- Born: 16 January 1845 Bridge of Don, Aberdeen.
- Died: 7 October 1914 (aged 69) Aberdeen
- Years active: 1866–1908
- Known for: first female head of a large mixed-sex board school
- Spouse: William Skea

= Isabella Skea =

Isabella Low Skea (16 January 1845 – 7 October 1914) was a Scottish campaigner for women's rights from Aberdeen who became the first female headteacher of a large mixed-sex board school when few female headships were achieved. Her rise to prominence from a humble background has led to her being described as "the lass o' pairts" as a female counterpoint to the notion of "the lad of pairts" prevalent in Scottish educational philosophy of the time.

== Early life ==
Isabella Skea was born in the Bridge of Don area of Aberdeen on 16 January 1845. Her parents were tenant farmers; George Chalmers and Isabella Low.

Having received encouragement from her schoolmaster, she trained at the Church of Scotland Normal College in Edinburgh circa 1866.

== Career ==
Upon completion of her training, Skea returned to Aberdeen in 1868 where she became Girls' Head of East Parish Sessional School (this would later be known as St Paul Street Elementary School). Then, when the school expanded in 1896, Skea became the overall Headteacher, the first female head of a large (1,000 pupils) mixed-sex boarding school. She stayed in this role until her retirement from the Aberdeen Board in 1908.

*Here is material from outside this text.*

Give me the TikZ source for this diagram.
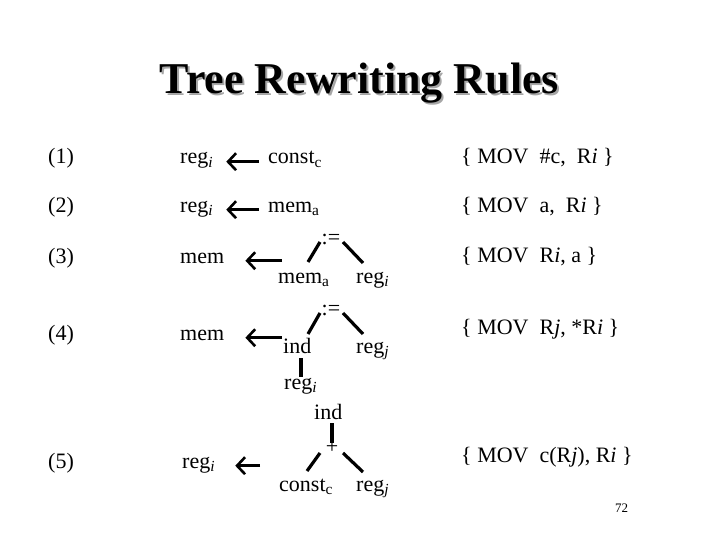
\documentclass[tikz,border=0pt]{standalone}
\usepackage{fontspec}
\setmainfont{Liberation Serif}
\usetikzlibrary{arrows.meta}
\newcommand{\sbi}[1]{\textsubscript{\itshape #1}}
\newcommand{\sbu}[1]{\textsubscript{#1}}
\begin{document}
\begin{tikzpicture}[x=1pt,y=-1pt,
  txt/.style={anchor=base west,inner sep=0pt,font=\fontsize{22}{26}\selectfont},
  op/.style={anchor=base,inner sep=0pt,font=\fontsize{22}{26}\selectfont},
  branch/.style={line width=3.2pt},
  larr/.style={line width=2.6pt,-{Straight Barb[length=8pt,width=17pt]}},
  ttl/.style={anchor=base,inner sep=0pt,font=\fontsize{44}{50}\selectfont\bfseries}]
\useasboundingbox (0,0) rectangle (720,540);
% title
\node[ttl,text=black!35] (tsh) at (361.5,95.5) {Tree Rewriting Rules};
\node[ttl] (title) at (359.5,93.5) {Tree Rewriting Rules};
% numbers
\node[txt] (n1) at (48,164) {(1)};
\node[txt] (n2) at (48,212) {(2)};
\node[txt] (n3) at (48,263) {(3)};
\node[txt] (n4) at (48,340) {(4)};
\node[txt] (n5) at (48,468) {(5)};
% row 1
\node[txt] (r1) at (180,164) {reg\sbi{i}};
\node[txt] (c1) at (268,164) {const\sbu{c}};
\draw[larr] ([xshift=-9pt]c1.mid west) -- ([xshift=13pt]r1.mid east);
% row 2
\node[txt] (r2) at (180,212) {reg\sbi{i}};
\node[txt] (m2) at (268,212) {mem\sbu{a}};
\draw[larr] ([xshift=-9pt]m2.mid west) -- ([xshift=13pt]r2.mid east);
% row 3
\node[txt] (m3) at (180,263) {mem};
\coordinate (a3) at (282,258);
\draw[larr] (a3 |- m3.mid east) -- ([xshift=21pt]m3.mid east);
\node[op] (as3) at (331,244) {:=};
\node[txt] (ma3) at (278,283) {mem\sbu{a}};
\node[txt] (ri3) at (356,283) {reg\sbi{i}};
\draw[branch] ([xshift=-11pt,yshift=2pt]as3.base) -- ([xshift=30pt,yshift=21pt]ma3.base west);
\draw[branch] ([xshift=12pt,yshift=2pt]as3.base) -- ([xshift=7pt,yshift=20pt]ri3.base west);
% row 4
\node[txt] (m4) at (180,340) {mem};
\coordinate (a4) at (282,335);
\draw[larr] (a4 |- m4.mid east) -- ([xshift=21pt]m4.mid east);
\node[op] (as4) at (331,315) {:=};
\node[txt] (in4) at (283,353) {ind};
\node[txt] (rj4) at (356,353) {reg\sbi{j}};
\draw[branch] ([xshift=-11pt,yshift=2pt]as4.base) -- ([xshift=25pt,yshift=19pt]in4.base west);
\draw[branch] ([xshift=12pt,yshift=2pt]as4.base) -- ([xshift=7pt,yshift=19pt]rj4.base west);
\node[txt] (ri4) at (284,389) {reg\sbi{i}};
\draw[branch] ([xshift=18pt,yshift=-5pt]in4.base west) -- ([xshift=17pt,yshift=12pt]ri4.base west);
\node[txt] (in5) at (314,419) {ind};
\node[op] (pl5) at (332,453) {+};
\draw[branch] ([xshift=18pt,yshift=-4pt]in5.base west) -- ([yshift=10pt]pl5.base);
% row 5
\node[txt] (r5) at (182,468) {reg\sbi{i}};
\coordinate (a5) at (260,462);
\draw[larr] (a5 |- r5.mid east) -- ([xshift=20pt]r5.mid east);
\node[txt] (cc5) at (279,491) {const\sbu{c}};
\node[txt] (rj5) at (356,491) {reg\sbi{j}};
\draw[branch] ([xshift=-12pt,yshift=0pt]pl5.base) -- ([xshift=28pt,yshift=20pt]cc5.base west);
\draw[branch] ([xshift=11pt,yshift=0pt]pl5.base) -- ([xshift=7pt,yshift=19pt]rj5.base west);
% right column
\node[txt] (i1) at (461,164) {\{ MOV~ \#c,~ R\textit{i} \}};
\node[txt] (i2) at (461,212) {\{ MOV~ a,~ R\textit{i} \}};
\node[txt] (i3) at (461,262) {\{ MOV~ R\textit{i}, a \}};
\node[txt] (i4) at (461,334) {\{ MOV~ R\textit{j}, *R\textit{i} \}};
\node[txt] (i5) at (461,462) {\{ MOV~ c(R\textit{j}), R\textit{i} \}};
\node[anchor=base west,inner sep=0pt,font=\fontsize{13}{15}\selectfont] (pg) at (615,512) {72};
\end{tikzpicture}
\end{document}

Skea was particularly interested in the development of school libraries and opposed teachers receiving payments related to results, deeming the practice educationally unsound. The results achieved by pupils in her charge, however, caused her to be one of the highest paid teachers in Aberdeen by the 1870s.

In the 1880s, she campaigned for university education for women, and wrote a series of textbooks entitled the 'Combined Class Series'.

In the 1890s, she campaigned for better pay and pension rights for women teachers and supported the introduction of 'fresh air' holidays for children living in Aberdeen's slum areas.

Skea was the fifth woman ever to become a Fellow of the Educational Institute of Scotland (EIS) union, the oldest teacher's trade union in the world. The Annual Congress of the Educational Institute of Scotland was held in Aberdeen in 1896. Skea read the final paper of the congress entitled 'The Status of Women in Teaching'.

She stated there were three things which women teachers needed to agitate for until they got them:
1. Higher training.
2. Freer range.
3. Better emoluments.

On the grounds of equal training, and on that alone, could women claim equal status with men. Given that, all the rest would follow, and seeing that 55 per cent of the teachers in Scotland were women, there must be something wrong with the system that kept so many women of force and ability and earnestness in minor positions. She urged teachers to form a high ideal of their profession, and work to improve its position.

== Personal life ==
She married William Skea, a printer/journalist, on Christmas Day in 1884 but she firmly believed that marriage should not interfere with a women's career. The couple had no children but provided a home for their three nieces.

== Death and legacy ==
Skea died on 7 October 1914 in Aberdeen.

Dr. Alison McCall, convenor of Women's History Scotland, described Skea's legacy thus:We are all familiar with the lad o’pairts, the clever young man who rose from lowly origins thanks to the benefits of a good Scottish education. Isabella Skea rose to prominence by a similar path and demonstrates that lasses as well as lads could make their own way in the nineteenth century.